National sevens team
- Years: Team /  / Comps
- 2013–: Fiji
- Medal record
Men's rugby sevens
Representing Fiji
Olympic Games
| Gold medal – first place | 2016 Rio de Janeiro | Team competition |
Commonwealth Games
| Silver medal – second place | 2022 Birmingham | Team competition |

= Semi Kunatani =

Fiji international rugby union player (born 1990)

Semi Kunabuli Kunatani (born 27 October 1990) is a Fiji rugby union player. He plays for the Fiji sevens team and also the Tel Aviv Heat. He previously played for Top 14 side Castres and Top 14 side, Stade Toulousain and Premiership Rugby side Harlequins. Kunatani debuted for Fiji in 2013 Dubai Sevens tournament.

==Career==

Kunatani started his career playing rugby in the local 7's competition. He played for the Yamacia 7's side and was selected by Ben Ryan to represent the Fiji National Sevens side in Dubai 2013, following the 2013 win at the Bayleys Fiji Coral Coast Sevens where he was a stand out player.

Semi's highs this 2014–2015 World Rugby Sevens season include having scored a total of 37 tries in the series thus far, being named in three World Rugby Dream Teams' (Gold Coast, Las Vegas and Glasgow) and most recently Semi was recognised by Sir Gordon Tietjens when he was named by Sir Gordon in his Hong Kong 7s Dream Team. Listing Semi Kunatani on his bench in an all time Best Sevens team, joining the likes of Waisale Serevi, Jonah Lomu, David Campese, Eric Rush and many other greats of the game.

Semi has signed with Toulouse in the French T14, beginning his career in the 2015–16 season and will continue to represent Fiji Sevens if and when selected by national coach Ben Ryan.

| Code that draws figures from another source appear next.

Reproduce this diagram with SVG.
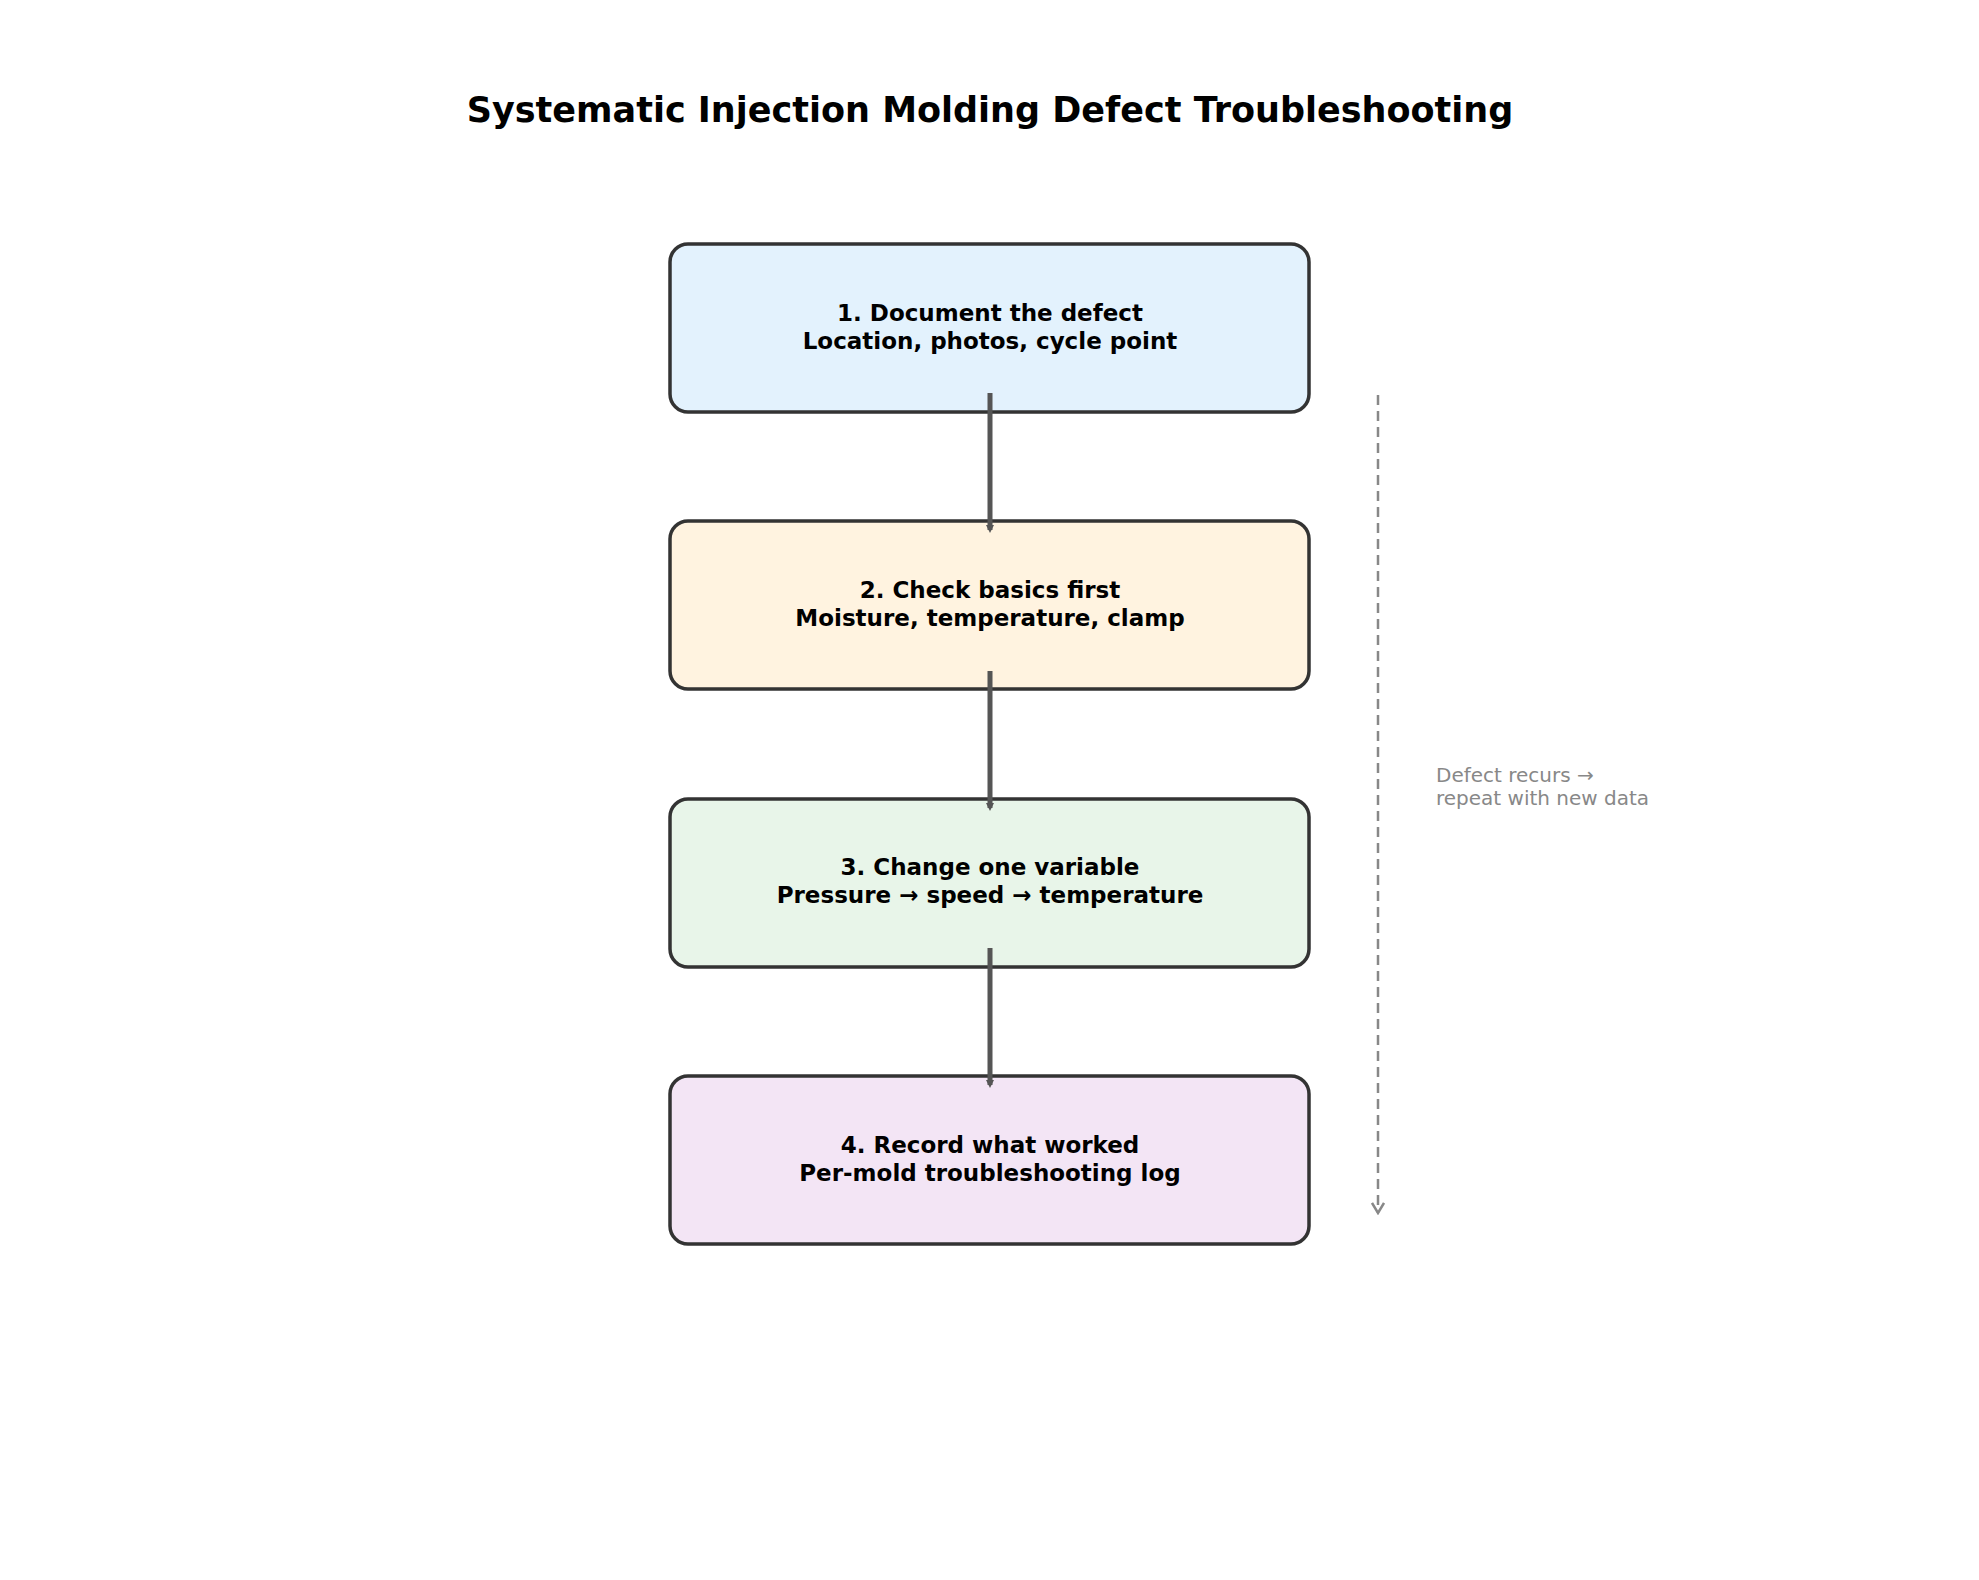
<svg xmlns="http://www.w3.org/2000/svg" width="1979" height="1580" viewBox="0 0 1979 1580">
<style>
text{font-family:"DejaVu Sans",sans-serif}
.t{font-size:35px;font-weight:bold;fill:#000}
.n{font-size:23px;font-weight:bold;fill:#000;text-anchor:middle}
.box{stroke:#333;stroke-width:3.5}
.a{stroke:#555;stroke-width:5;fill:none}
.d{stroke:#888;stroke-width:2.5;fill:none;stroke-dasharray:10,6}
.l{font-size:20px;fill:#888}
</style>
<defs>
<marker id="ah" markerWidth="8" markerHeight="8" refX="5" refY="4" orient="auto" markerUnits="userSpaceOnUse"><path d="M0,0 L8,4 L0,8 z" fill="#555" transform="scale(1)"/></marker>
<marker id="dh" markerWidth="14" markerHeight="14" refX="12" refY="7" orient="auto" markerUnits="userSpaceOnUse"><path d="M2,1 L12,7 L2,13" fill="none" stroke="#888" stroke-width="2.5"/></marker>
</defs>
<rect width="1979" height="1580" fill="#fff"/>
<text class="t" x="990" y="122" text-anchor="middle">Systematic Injection Molding Defect Troubleshooting</text>
<g id="node1"><rect class="box" x="670" y="244" width="639" height="168" rx="18" fill="#e3f2fd"/><text class="n" x="990" y="321">1. Document the defect</text><text class="n" x="990" y="349">Location, photos, cycle point</text></g>
<g id="node2"><rect class="box" x="670" y="521" width="639" height="168" rx="18" fill="#fff3e0"/><text class="n" x="990" y="598">2. Check basics first</text><text class="n" x="990" y="626">Moisture, temperature, clamp</text></g>
<g id="node3"><rect class="box" x="670" y="799" width="639" height="168" rx="18" fill="#e8f5e9"/><text class="n" x="990" y="875">3. Change one variable</text><text class="n" x="990" y="903">Pressure → speed → temperature</text></g>
<g id="node4"><rect class="box" x="670" y="1076" width="639" height="168" rx="18" fill="#f3e5f5"/><text class="n" x="990" y="1153">4. Record what worked</text><text class="n" x="990" y="1181">Per-mold troubleshooting log</text></g>
<g id="connectors">
<path class="a" d="M990,393 V530" marker-end="url(#ah)"/>
<path class="a" d="M990,671 V808" marker-end="url(#ah)"/>
<path class="a" d="M990,948 V1085" marker-end="url(#ah)"/>
<path class="d" d="M1378,395 V1213" marker-end="url(#dh)"/>
<text class="l" x="1436" y="782">Defect recurs →</text>
<text class="l" x="1436" y="805">repeat with new data</text>
</g>
</svg>
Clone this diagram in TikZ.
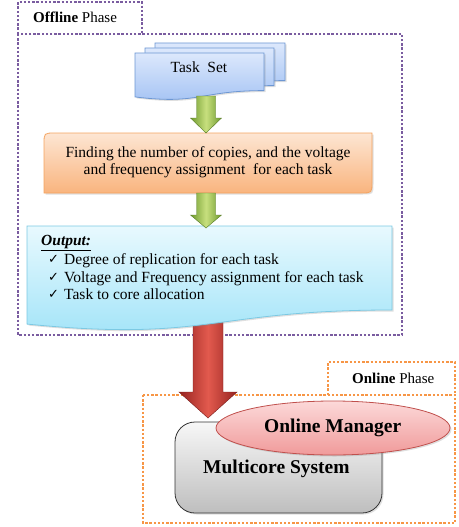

Semi became an Olympian at Rio 2016 playing in all 6 matches of the Olympics and helping Fiji win their first ever Olympic gold medal when Fiji thrashed Great Britain 43-7 in the final. Semi was a major factor in the final playing a significant role in 4 tries of the first half. This saw Semi join Osea KOLINISAU and Josua Tuisova in the Rio 7s Dream Team.

On 25 August 2018, Kuntani travels to England to join Harlequins in the Gallagher Premiership from the 2018-19 season.

He rejoined the Top 14 when he signed for Castres ahead of the 2020–21 season.

Kunatani was part of the Fiji sevens team that won a silver medal at the 2022 Commonwealth Games.

In 2023, he played for the international Israeli rugby side, the Tel Aviv Heat.

==Statistics==
===World Rugby Sevens Series===

| Season | Statistics |  | Final ranking | Tournaments played | Victory | Runners-up | Third places |
| Matches | Tries |
| 2013–14 | 32 | 9 | 3rd | 6/9 | 1 United Arab Emirates Dubai | 0 | 2 Scotland Glasgow and New Zealand Wellington |
| 2014–15 | 52 | 40 | 1st | 9/9 | 4 Australia Gold Coast; United States Las Vegas; Hong Kong Hong Kong and Scotland Glasgow | 0 | 3 United Arab Emirates Dubai; Japan Shibuya and England London |
| 2015–16 | 12 | 5 | - | 2/6 | 0 | 0 | 2 New Zealand Wellington et Australia Sydney |
| Total | 96 | 54 | - | 17 | 5 | 0 | 7 |

==Awards and honours==
After the 2016 Summer Olympics, Kunatani was awarded the Officer of the Order of Fiji.